There are also churches that are on the modern movement.  They only do songs that Chris Tomlin wrote in the last week.  They only read from a Bible translation that has words created within the last ten years.  They only wear flip flops, blue jeans, shorts, Hawaiian shirts, or whatever they want to.  They’re modern to the core, and they’re making a profound impact for Christ’s kingdom.  

There are also those types of churches that are doing a lick for Christ, too.  

What gives?  

I’ve come to realize that it’s not those stupid, irrelevant small things that matter.  Yes, maybe one way might reach more people than others, but that’s not the drawing factor.  It is Christians who takes Christ’s commands to heart.  They truly love their neighbor.  They are concerned not just about their spiritual well being, but they are concerned about their physical well being, their finances, their hunger, their thirst, their everything.  So they love them.  But there’s one other thing that happens…

They realize that it isn’t any of their own attempts that can bring someone to Christ.  It isn’t their program  It isn’t their curriculum.  It isn’t their Bible translation.  It isn’t their song.  It is only Christ who can change someone’s heart.  The Holy Spirit’s role is the key thing.

This is huge for me.  Sometimes I have gotten so caught up into change, that I miss the point.  Change is worthless in the church unless it is guided by God.  So who needs change?  The Christian needs the change…then the church will change to where it needs to go.

  1. November 10, 2008 at 4:10 pm

    It would seem that there might be some underlying assumptions that lead to your frustration…or reflections.

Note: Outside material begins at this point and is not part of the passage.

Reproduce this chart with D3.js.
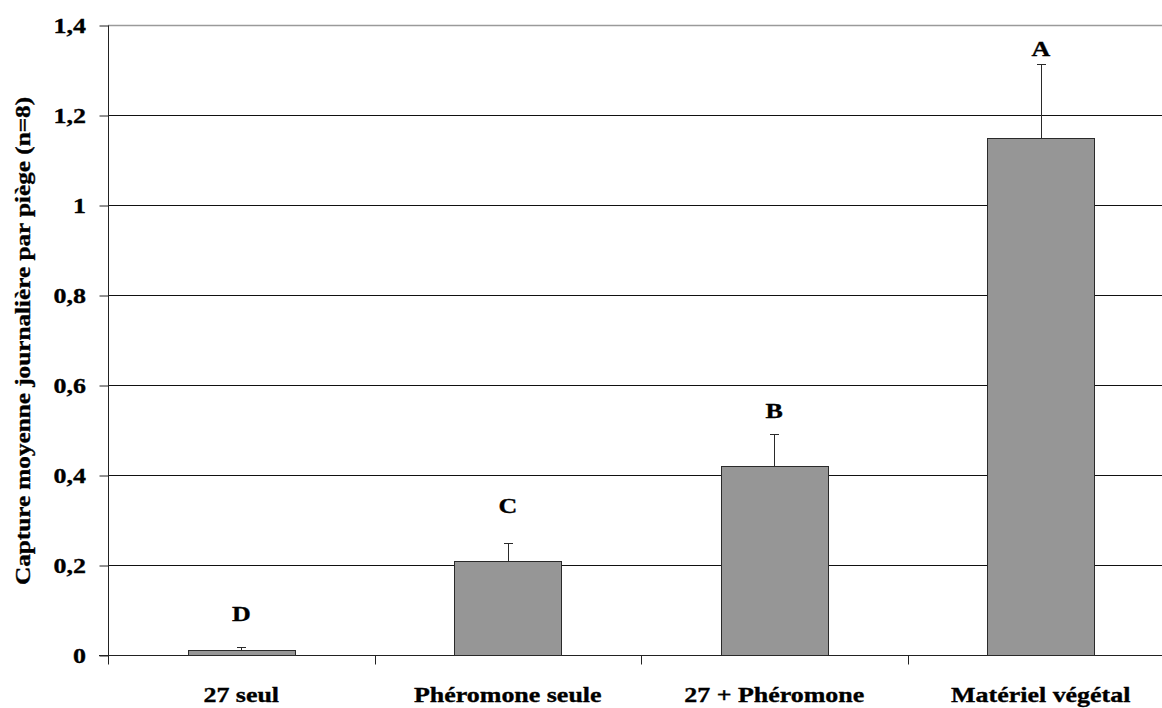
<!DOCTYPE html>
<html>
<head>
<meta charset="utf-8">
<script src="https://cdn.jsdelivr.net/npm/d3@7"></script>
<style>
  html, body { margin: 0; padding: 0; background: #fff; }
  svg { display: block; }
  text { font-family: "Liberation Serif", "Times New Roman", serif; font-weight: bold; fill: #000;
         stroke: #000; stroke-width: 0.35px; }
</style>
</head>
<body>
<svg id="chart" width="1162" height="708"></svg>
<script>
// Treatments and mean daily catch per trap (n = 8)
const categories = ["27 seul", "Phéromone seule", "27 + Phéromone", "Matériel végétal"];
const means = [0.012, 0.208, 0.420, 1.149];
const errors = [0.005, 0.041, 0.070, 0.165];
// Significance letters and the height (in data units) of their baseline
const letters = ["D", "C", "B", "A"];
const letterLevels = [0.0745, 0.316, 0.527, 1.331];
const yTicks = [0, 0.2, 0.4, 0.6, 0.8, 1, 1.2, 1.4];
const yTitle = "Capture moyenne journalière par piège (n=8)";

const svg = d3.select("#chart");
const plotLeft = 108, plotRight = 1174, plotTop = 25, plotBottom = 655;
const stretch = 1.18;

const x = d3.scaleBand().domain(categories).range([plotLeft, plotRight])
  .paddingInner(0.6).paddingOuter(0.3);
const y = d3.scaleLinear().domain([0, 1.4]).range([plotBottom, plotTop]);
const fmt = d => String(+d.toFixed(1)).replace(".", ",");

// Horizontal gridlines
svg.append("g").selectAll("line").data(yTicks.filter(d => d > 0)).join("line")
  .attr("x1", plotLeft).attr("x2", plotRight)
  .attr("y1", d => Math.round(y(d)) + 0.5).attr("y2", d => Math.round(y(d)) + 0.5)
  .attr("stroke", d => d === 1.4 ? "#9a9a9a" : "#111")
  .attr("stroke-width", d => d === 1.4 ? 1.6 : 1);

// Y axis
const yAxis = svg.append("g").attr("transform", `translate(${plotLeft + 0.5},0.5)`)
  .call(d3.axisLeft(y).tickValues(yTicks).tickSize(9).tickFormat(""));
yAxis.select(".domain").attr("stroke", "#222").attr("d", `M0,${y(1.4)}V${y(0)}`);
yAxis.selectAll(".tick line").attr("stroke", "#222");

svg.append("g").selectAll("text").data(yTicks).join("text")
  .attr("text-anchor", "end")
  .attr("font-size", 22)
  .attr("transform", d => `translate(86,${y(d) + 8}) scale(${stretch},1)`)
  .text(fmt);

// X axis with ticks between categories
const step = x.step();
const xBounds = d3.range(0, categories.length + 1).map(i => plotLeft + i * step);
const xAxis = svg.append("g").attr("transform", `translate(0,${plotBottom + 0.5})`);
xAxis.append("line").attr("x1", plotLeft - 9).attr("x2", plotRight)
  .attr("stroke", "#222");
xAxis.selectAll("line.tk").data(xBounds).join("line").attr("class", "tk")
  .attr("x1", d => Math.round(d) + 0.5).attr("x2", d => Math.round(d) + 0.5)
  .attr("y1", 0).attr("y2", 9).attr("stroke", "#222");

svg.append("g").selectAll("text").data(categories).join("text")
  .attr("text-anchor", "middle")
  .attr("font-size", 22)
  .attr("transform", d => `translate(${x(d) + x.bandwidth() / 2},702) scale(${stretch},1)`)
  .text(d => d);

// Bars
svg.append("g").selectAll("rect").data(categories).join("rect")
  .attr("x", d => Math.round(x(d)) + 0.5)
  .attr("y", (d, i) => Math.round(y(means[i])) + 0.5)
  .attr("width", Math.round(x.bandwidth()))
  .attr("height", (d, i) => plotBottom - Math.round(y(means[i])))
  .attr("fill", "#969696")
  .attr("stroke", "#2a2a2a")
  .attr("stroke-width", 1);

// Upper error bars
const eb = svg.append("g").attr("stroke", "#2a2a2a").attr("stroke-width", 1);
categories.forEach((c, i) => {
  const cx = Math.round(x(c) + x.bandwidth() / 2) + 0.5;
  const yt = Math.round(y(means[i] + errors[i])) + 0.5;
  eb.append("line").attr("x1", cx).attr("x2", cx)
    .attr("y1", Math.round(y(means[i])) + 0.5).attr("y2", yt);
  eb.append("line").attr("x1", cx - 4.5).attr("x2", cx + 4.5)
    .attr("y1", yt).attr("y2", yt);
});

// Significance letters
svg.append("g").selectAll("text").data(letters).join("text")
  .attr("text-anchor", "middle")
  .attr("font-size", 22)
  .attr("transform", (d, i) => `translate(${x(categories[i]) + x.bandwidth() / 2},${y(letterLevels[i])}) scale(${stretch},1)`)
  .text(d => d);

// Y axis title
svg.append("text")
  .attr("text-anchor", "middle")
  .attr("font-size", 21)
  .attr("transform", `translate(30,${(plotTop + plotBottom) / 2 + 1}) rotate(-90) scale(1.2,1)`)
  .text(yTitle);
</script>
</body>
</html>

    For example, we don’t design our Celebration Service to be evangelistic. That isn’t our purpose behind them. Our purpose is to inspire, equip, motivate, and empower the body of Christ to grow deeper in their walk with God and conform more to the image of His Son every day. Sure, I believe that will result in evangelism within our daily contexts and that fruit is a Biblical evidence of our walk. But that doesn’t necessarily translate to increase in worship attendance, or even greater activity at SWC.

    I have come to believe that “those things” which it is easy to point to as not really mattering at all are pieces of a puzzle. So without them, the puzzle will not be complete. They may not seem critical in and of themselves, but what do I know. At face value, teaching out of “The Message” may just seem an attempt at contemporary. But what if unbeknown to me, someone listening Sunday heard the passage in terms where it clicked with them for the first time. Singing only modern songs during our service may seem like a stab at relevancy at face value…but what if that stab at relevancy is what in the deep recesses of my son’s mind is keeping him from thinking the church is 100% irrelevant?

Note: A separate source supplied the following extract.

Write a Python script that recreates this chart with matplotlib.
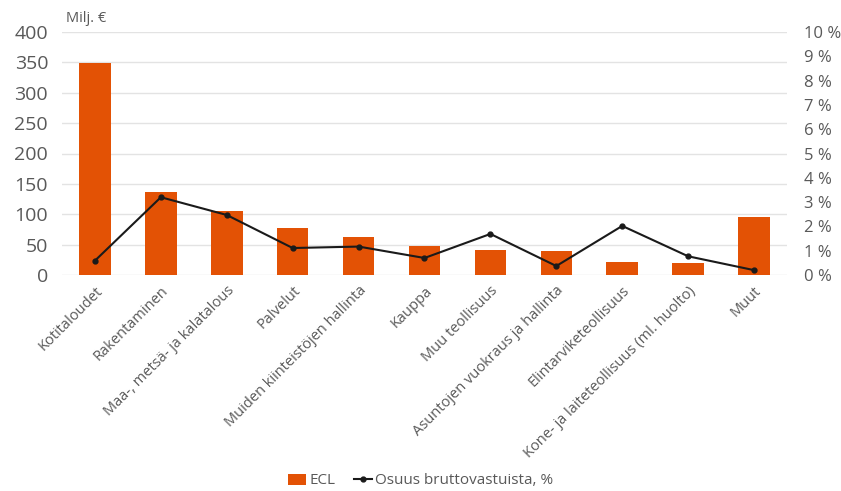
import numpy as np
import matplotlib.pyplot as plt
from matplotlib.ticker import FuncFormatter

plt.rcParams['font.family'] = ['Open Sans', 'DejaVu Sans']

# toimialat
categories = ["Kotitaloudet", "Rakentaminen", "Maa-, metsä- ja kalatalous", "Palvelut",
              "Muiden kiinteistöjen hallinta", "Kauppa", "Muu teollisuus",
              "Asuntojen vuokraus ja hallinta", "Elintarviketeollisuus",
              "Kone- ja laiteteollisuus (ml. huolto)", "Muut"]
ecl = [349, 137, 106, 77, 63, 47, 41, 39, 21, 19, 96]  # Milj. €
osuus = [0.59, 3.2, 2.47, 1.11, 1.17, 0.70, 1.69, 0.37, 2.02, 0.77, 0.2]  # %

orange = "#E35205"
grey = "#595959"

fig = plt.figure(figsize=(8.41, 4.91), dpi=100)
ax = fig.add_axes([62 / 841, 1 - 275 / 491, 725 / 841, 243 / 491])
ax2 = ax.twinx()

x = np.arange(len(categories))
ax.bar(x, ecl, width=0.48, color=orange, label="ECL", zorder=2)
ax2.plot(x, osuus, color="#1a1a1a", lw=1.5, marker="o", ms=3.5, label="Osuus bruttovastuista, %")

ax.set_xlim(-0.5, len(categories) - 0.5)
ax.set_ylim(0, 400)
ax.set_yticks(np.arange(0, 401, 50))
ax2.set_ylim(0, 10)
ax2.set_yticks(np.arange(0, 11, 1))
ax2.yaxis.set_major_formatter(FuncFormatter(lambda v, p: f"{int(v)} %"))

ax.grid(axis="y", color="#e3e3e3", lw=1, zorder=0)
ax.set_axisbelow(True)
for a in (ax, ax2):
    for s in a.spines.values():
        s.set_visible(False)
    a.tick_params(length=0, colors=grey)

ax.tick_params(axis="y", labelsize=14, pad=10)
ax2.tick_params(axis="y", labelsize=12, pad=12)
ax.set_xticks(x)
ax.set_xticklabels(categories, rotation=45, ha="right", rotation_mode="anchor",
                   fontsize=10.5, color=grey)
ax.tick_params(axis="x", pad=6)

fig.text(66 / 841, 1 - 18 / 491, "Milj. €", fontsize=10.5, color=grey, va="center")

h1, l1 = ax.get_legend_handles_labels()
h2, l2 = ax2.get_legend_handles_labels()
fig.legend(h1 + h2, l1 + l2, loc="center", bbox_to_anchor=(0.5, 1 - 481 / 491), ncol=2,
           frameon=False, fontsize=11, labelcolor=grey, handlelength=1.2,
           handletextpad=0.2, columnspacing=1.2)

fig.savefig("out.png", dpi=100)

    I guess it could be an issue of the zoom lens being dialed too far in. God has a much wider perspective on how all the “hoops” we think we are jumping through, all the “games” we think we are playing, or all the “marketing strategies” we think we are employing are all playing out. So I’m not too quick to bank my ministry on them…or to write them off.

    If the end all for a church’s success is whether new people are coming to know Christ…then I guess we can boil it down to some pretty simple measurements. But I don’t think that is the end all of a church’s success. So maybe song choices, translation selections, movie clips, powerpoints, and even organs are having a greater impact on the kingdom than we might initially think.

  2. November 10, 2008 at 4:17 pm

    Using a worship service as an outreach tool is a very fishy thing to me. It is one thing I will be looking for when I begin History of Christianity 1 this week.

  3. November 10, 2008 at 5:49 pm

    My point of this post was not to condemn or exalt one’s preferences, but to point out that far too many Christians think that they will only reach someone if they follow the Saddleback or Willow Creek way. The feel as though they will only reach people if they stick to a certain way. I was simply pointing out that it’s none of our efforts that can actually bring someone to Christ, but the working of the Holy Spirit in their lives. Yes, we can be tools in the hands of God, but it all boils down to God leading.

  4. November 10, 2008 at 8:46 pm

    I agree. I think we’re after the same thing. The only problem I have with that is saying our efforts don’t bring people to Christ. We aren’t the sole reason for it, but we’re in there. We’re much more apt to hurt than we know. Traditional churches that work out have traditional people in there general area, modern churches likewise.

  5. November 11, 2008 at 4:58 pm

    I agree with Brennan. The Holy Spirit is definitely the catalyst and worker in people’s lives. But God has chosen, for some crazy reason, to utilize us as the vessels. So our efforts definitely have an impact. Both our direct efforts, and even indirect efforts that we don’t necessarily consider “evangelistic.”